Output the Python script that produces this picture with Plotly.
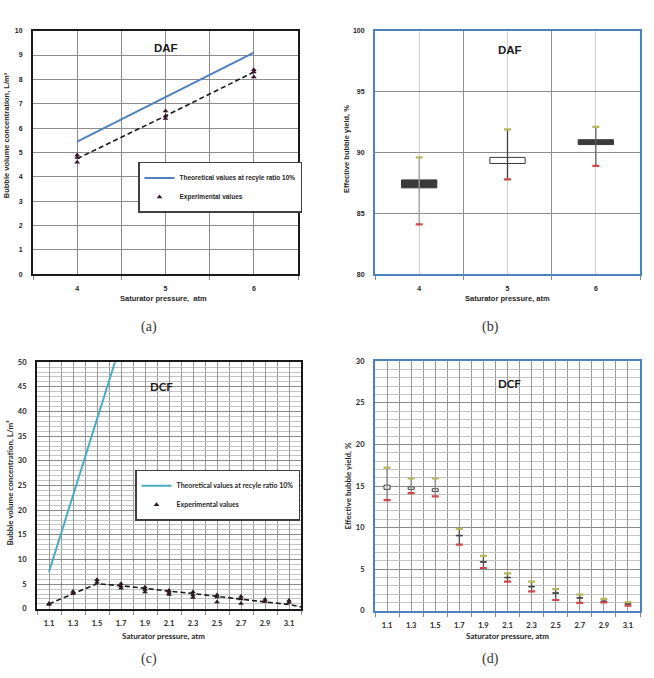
import plotly.graph_objects as go

W, H = 654, 678

# ---------------- (a) DAF bubble volume concentration ----------------
daf_pressure = [4, 5, 6]
daf_theory = [5.45, 7.28, 9.1]
daf_fit = [4.75, 6.5, 8.3]
daf_exp_x = [4, 4, 4, 5, 5, 5, 6, 6, 6]
daf_exp_y = [4.9, 4.8, 4.6, 6.7, 6.5, 6.4, 8.4, 8.3, 8.1]

# ---------------- (b) DAF effective bubble yield ----------------
daf_low = [84.1, 87.8, 88.9]
daf_high = [89.6, 91.9, 92.1]
daf_open = [87.75, 89.1, 91.05]
daf_close = [87.1, 89.6, 90.65]

# ---------------- (c) DCF bubble volume concentration ----------------
dcf_pressure = [1.1, 1.3, 1.5, 1.7, 1.9, 2.1, 2.3, 2.5, 2.7, 2.9, 3.1]
dcf_theory_x = [1.1, 1.3, 1.5, 1.7]
dcf_theory_y = [7.5, 23.0, 38.4, 53.9]
dcf_fit_x = [1.1, 1.3, 1.5, 1.7, 1.9, 2.1, 2.3, 2.5, 2.7, 2.9, 3.1, 3.2]
dcf_fit_y = [1.0, 3.1, 5.1, 4.7, 4.1, 3.6, 3.1, 2.5, 1.9, 1.4, 0.9, 0.4]
dcf_exp_x = [1.1, 1.1, 1.3, 1.3, 1.5, 1.5, 1.7, 1.7, 1.7, 1.9, 1.9, 1.9,
             2.1, 2.1, 2.1, 2.3, 2.3, 2.3, 2.5, 2.5, 2.5, 2.7, 2.7, 2.7,
             2.9, 2.9, 3.1, 3.1]
dcf_exp_y = [1.1, 0.9, 3.5, 3.1, 5.9, 5.4, 5.1, 4.6, 4.2, 4.4, 3.9, 3.4,
             3.7, 3.3, 2.9, 3.4, 2.8, 2.3, 2.8, 2.4, 1.4, 2.5, 2.0, 1.1,
             1.9, 1.5, 1.7, 1.3]

# ---------------- (d) DCF effective bubble yield ----------------
dcf_low = [13.3, 14.15, 13.75, 7.95, 5.15, 3.5, 2.35, 1.3, 0.95, 1.0, 0.63]
dcf_high = [17.2, 15.9, 15.9, 9.85, 6.6, 4.5, 3.5, 2.6, 1.94, 1.43, 1.03]
dcf_open = [14.6, 14.6, 14.35, 9.08, 5.9, 4.03, 2.93, 2.17, 1.58, 1.18, 0.86]
dcf_close = [15.1, 14.9, 14.67, 9.0, 5.84, 3.97, 2.87, 2.11, 1.52, 1.12, 0.8]

ARIAL = "Liberation Sans"
CALI = "Lato"
TXT = "#262626"
BLUE_FRAME = "#4F81BD"


def px_x(p):
    return p / W


def px_y(p):
    return 1 - p / H


fig = go.Figure()

# ---- (a)
fig.add_trace(go.Scatter(x=daf_pressure, y=daf_theory, mode="lines",
                         line=dict(color="#4F81BD", width=2),
                         name="Theoretical values at recyle ratio 10%",
                         xaxis="x", yaxis="y", legend="legend"))
fig.add_trace(go.Scatter(x=daf_pressure, y=daf_fit, mode="lines",
                         line=dict(color="#1a1a1a", width=1.6, dash="5px,3px"),
                         showlegend=False, xaxis="x", yaxis="y"))
fig.add_trace(go.Scatter(x=daf_exp_x, y=daf_exp_y, mode="markers",
                         marker=dict(symbol="triangle-up", size=5, color="#3a1530"),
                         name="Experimental values",
                         xaxis="x", yaxis="y", legend="legend"))


def stock(xs, lows, highs, opens, closes, width, whisk_colors, xa, ya):
    for i, xv in enumerate(xs):
        fig.add_trace(go.Scatter(x=[xv, xv], y=[lows[i], highs[i]], mode="lines",
                                 line=dict(color=whisk_colors[i], width=1.3),
                                 showlegend=False, xaxis=xa, yaxis=ya,
                                 hoverinfo="skip"))
    fig.add_trace(go.Scatter(x=xs, y=highs, mode="markers",
                             marker=dict(symbol="line-ew", size=5,
                                         line=dict(color="#B5B85A", width=2.2)),
                             showlegend=False, xaxis=xa, yaxis=ya))
    fig.add_trace(go.Scatter(x=xs, y=lows, mode="markers",
                             marker=dict(symbol="line-ew", size=5,
                                         line=dict(color="#D0484A", width=2.2)),
                             showlegend=False, xaxis=xa, yaxis=ya))
    bases = [min(o, c) for o, c in zip(opens, closes)]
    heights = [abs(o - c) for o, c in zip(opens, closes)]
    colors = ["#FFFFFF" if c > o else "#3A3A3A" for o, c in zip(opens, closes)]
    fig.add_trace(go.Bar(x=xs, y=heights, base=bases, width=width,
                         marker=dict(color=colors, line=dict(color="#3A3A3A", width=1)),
                         showlegend=False, xaxis=xa, yaxis=ya))


# ---- (b)
stock(daf_pressure, daf_low, daf_high, daf_open, daf_close, 0.4,
      ["#A0A0A0", "#404040", "#606060"], "x2", "y2")

# ---- (c)
fig.add_trace(go.Scatter(x=dcf_theory_x, y=dcf_theory_y, mode="lines",
                         line=dict(color="#4BACC6", width=2),
                         name="Theoretical values at recyle ratio 10%",
                         xaxis="x3", yaxis="y3", legend="legend2"))
fig.add_trace(go.Scatter(x=dcf_fit_x, y=dcf_fit_y, mode="lines",
                         line=dict(color="#1a1a1a", width=1.6, dash="5px,3px"),
                         showlegend=False, xaxis="x3", yaxis="y3"))
fig.add_trace(go.Scatter(x=dcf_exp_x, y=dcf_exp_y, mode="markers",
                         marker=dict(symbol="triangle-up", size=5, color="#2a1a22"),
                         name="Experimental values",
                         xaxis="x3", yaxis="y3", legend="legend2"))

# ---- (d)
stock(dcf_pressure, dcf_low, dcf_high, dcf_open, dcf_close, 0.05,
      ["#8A8A8A"] * 3 + ["#505050"] * 8, "x4", "y4")


def xaxis(domain, anchor, rng, tick0, dtick, mtick0, mdtick, grid, mgrid, lc, fam, size, fmt=None):
    d = dict(domain=domain, anchor=anchor, range=rng, tickmode="linear",
             tick0=tick0, dtick=dtick,
             showgrid=True, gridcolor=grid, gridwidth=1, zeroline=False,
             showline=True, mirror=True, linecolor=lc, linewidth=2,
             ticks="", ticklabelstandoff=6,
             tickfont=dict(family=fam, size=size, color=TXT, weight="bold"),
             minor=dict(tick0=mtick0, dtick=mdtick, showgrid=True, gridcolor=mgrid,
                        gridwidth=1, ticks="outside", ticklen=4, tickcolor="#888888"))
    if fmt:
        d["tickformat"] = fmt
    return d


def yaxis(domain, anchor, rng, dtick, mdtick, grid, mgrid, lc, fam, size):
    d = dict(domain=domain, anchor=anchor, range=rng, tickmode="linear",
             tick0=0, dtick=dtick,
             showgrid=True, gridcolor=grid, gridwidth=1, zeroline=False,
             showline=True, mirror=True, linecolor=lc, linewidth=2,
             ticks="", ticklabelstandoff=7,
             tickfont=dict(family=fam, size=size, color=TXT, weight="bold"))
    if mdtick:
        d["minor"] = dict(dtick=mdtick, showgrid=True, gridcolor=mgrid, gridwidth=1)
    return d


top_dom = [px_y(274), px_y(27)]
bot_dom_c = [px_y(613), px_y(363)]
bot_dom_d = [px_y(615), px_y(362)]

annotations = []


def ann(text, px, py, size, fam, angle=0, color=TXT, bold=True):
    annotations.append(dict(text=text, x=px_x(px), y=px_y(py), xref="paper", yref="paper",
                            showarrow=False, textangle=angle,
                            font=dict(family=fam, size=size, color=color,
                                      weight="bold" if bold else "normal"),
                            xanchor="center", yanchor="middle"))


ann("Bubble volume concentration, L/m³", 6, 133, 7.5, ARIAL, -90)
ann("Saturator pressure,  atm", 163, 298, 7.5, ARIAL)
ann("Effective bubble yield, %", 346, 147, 7.5, ARIAL, -90)
ann("Saturator pressure, atm", 507, 298, 7.5, ARIAL)
ann("Bubble volume concentration, L/m³", 10, 485, 8, CALI, -90)
ann("Saturator pressure, atm", 163, 641, 8, CALI)
ann("Effective bubble yield, %", 348, 489, 8, CALI, -90)
ann("Saturator pressure, atm", 507, 641, 8, CALI)
for t, cx, cy in [("(a)", 149, 327), ("(b)", 490, 327), ("(c)", 149, 664), ("(d)", 490, 664)]:
    ann(t, cx, cy, 14, "Liberation Serif", 0, "#333333", False)

for t, xa, ya, xv, yv, fam in [("DAF", "x", "y", 5.0, 9.27, ARIAL),
                               ("DAF", "x2", "y2", 5.03, 98.4, ARIAL),
                               ("DCF", "x3", "y3", 2.04, 45.0, CALI),
                               ("DCF", "x4", "y4", 2.12, 27.3, CALI)]:
    annotations.append(dict(text=t, x=xv, y=yv, xref=xa, yref=ya, showarrow=False,
                            font=dict(family=fam, size=11.5, color="#1a1a1a", weight="bold")))

leg_common = dict(xanchor="left", yanchor="top", bordercolor="#404040", borderwidth=1.5,
                  bgcolor="#FFFFFF", itemwidth=30, tracegroupgap=0)

fig.update_layout(
    width=W, height=H, autosize=False,
    margin=dict(l=0, r=0, t=0, b=0),
    paper_bgcolor="#FFFFFF", plot_bgcolor="#FFFFFF",
    showlegend=True,
    xaxis=xaxis([px_x(33), px_x(298)], "y", [3.5, 6.5], 4, 1, 3.5, 0.5,
                "#8C8C8C", "#8C8C8C", "#1a1a1a", ARIAL, 7),
    yaxis=yaxis(top_dom, "x", [0, 10], 1, None, "#8C8C8C", None, "#1a1a1a", ARIAL, 7),
    xaxis2=xaxis([px_x(375), px_x(640)], "y2", [3.5, 6.5], 4, 1, 3.5, 0.5,
                 "#CFCFCF", "#8C8C8C", BLUE_FRAME, ARIAL, 7),
    yaxis2=yaxis(top_dom, "x2", [80, 100], 5, None, "#8C8C8C", None, BLUE_FRAME, ARIAL, 7),
    xaxis3=xaxis([px_x(37), px_x(301)], "y3", [1.0, 3.2], 1.1, 0.2, 1.0, 0.1,
                 "#999999", "#999999", "#1a1a1a", CALI, 7.5, ".1f"),
    yaxis3=yaxis(bot_dom_c, "x3", [0, 50], 5, 1, "#8A8A8A", "#C4C4C4", "#1a1a1a", CALI, 7.5),
    xaxis4=xaxis([px_x(375), px_x(640)], "y4", [1.0, 3.2], 1.1, 0.2, 1.0, 0.1,
                 "#999999", "#999999", BLUE_FRAME, CALI, 7.5, ".1f"),
    yaxis4=yaxis(bot_dom_d, "x4", [0, 30], 5, 1, "#8A8A8A", "#C4C4C4", BLUE_FRAME, CALI, 7.5),
    legend=dict(x=px_x(138), y=px_y(160),
                font=dict(family=ARIAL, size=6.5, color=TXT, weight="bold"), **leg_common),
    legend2=dict(x=px_x(135), y=px_y(472),
                 font=dict(family=CALI, size=7, color=TXT, weight="bold"), **leg_common),
    annotations=annotations,
    barmode="overlay",
)

fig.write_html("out.html")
^^^^^^^^
Instructions to follow: Begin at the top of the material above and output each line exactly, stopping after the line that holds "1.9, 1.5, 1.7, 1.3]". Leave out pictures.

The output:
Output the Python script that produces this picture with Plotly.
import plotly.graph_objects as go

W, H = 654, 678

# ---------------- (a) DAF bubble volume concentration ----------------
daf_pressure = [4, 5, 6]
daf_theory = [5.45, 7.28, 9.1]
daf_fit = [4.75, 6.5, 8.3]
daf_exp_x = [4, 4, 4, 5, 5, 5, 6, 6, 6]
daf_exp_y = [4.9, 4.8, 4.6, 6.7, 6.5, 6.4, 8.4, 8.3, 8.1]

# ---------------- (b) DAF effective bubble yield ----------------
daf_low = [84.1, 87.8, 88.9]
daf_high = [89.6, 91.9, 92.1]
daf_open = [87.75, 89.1, 91.05]
daf_close = [87.1, 89.6, 90.65]

# ---------------- (c) DCF bubble volume concentration ----------------
dcf_pressure = [1.1, 1.3, 1.5, 1.7, 1.9, 2.1, 2.3, 2.5, 2.7, 2.9, 3.1]
dcf_theory_x = [1.1, 1.3, 1.5, 1.7]
dcf_theory_y = [7.5, 23.0, 38.4, 53.9]
dcf_fit_x = [1.1, 1.3, 1.5, 1.7, 1.9, 2.1, 2.3, 2.5, 2.7, 2.9, 3.1, 3.2]
dcf_fit_y = [1.0, 3.1, 5.1, 4.7, 4.1, 3.6, 3.1, 2.5, 1.9, 1.4, 0.9, 0.4]
dcf_exp_x = [1.1, 1.1, 1.3, 1.3, 1.5, 1.5, 1.7, 1.7, 1.7, 1.9, 1.9, 1.9,
             2.1, 2.1, 2.1, 2.3, 2.3, 2.3, 2.5, 2.5, 2.5, 2.7, 2.7, 2.7,
             2.9, 2.9, 3.1, 3.1]
dcf_exp_y = [1.1, 0.9, 3.5, 3.1, 5.9, 5.4, 5.1, 4.6, 4.2, 4.4, 3.9, 3.4,
             3.7, 3.3, 2.9, 3.4, 2.8, 2.3, 2.8, 2.4, 1.4, 2.5, 2.0, 1.1,
             1.9, 1.5, 1.7, 1.3]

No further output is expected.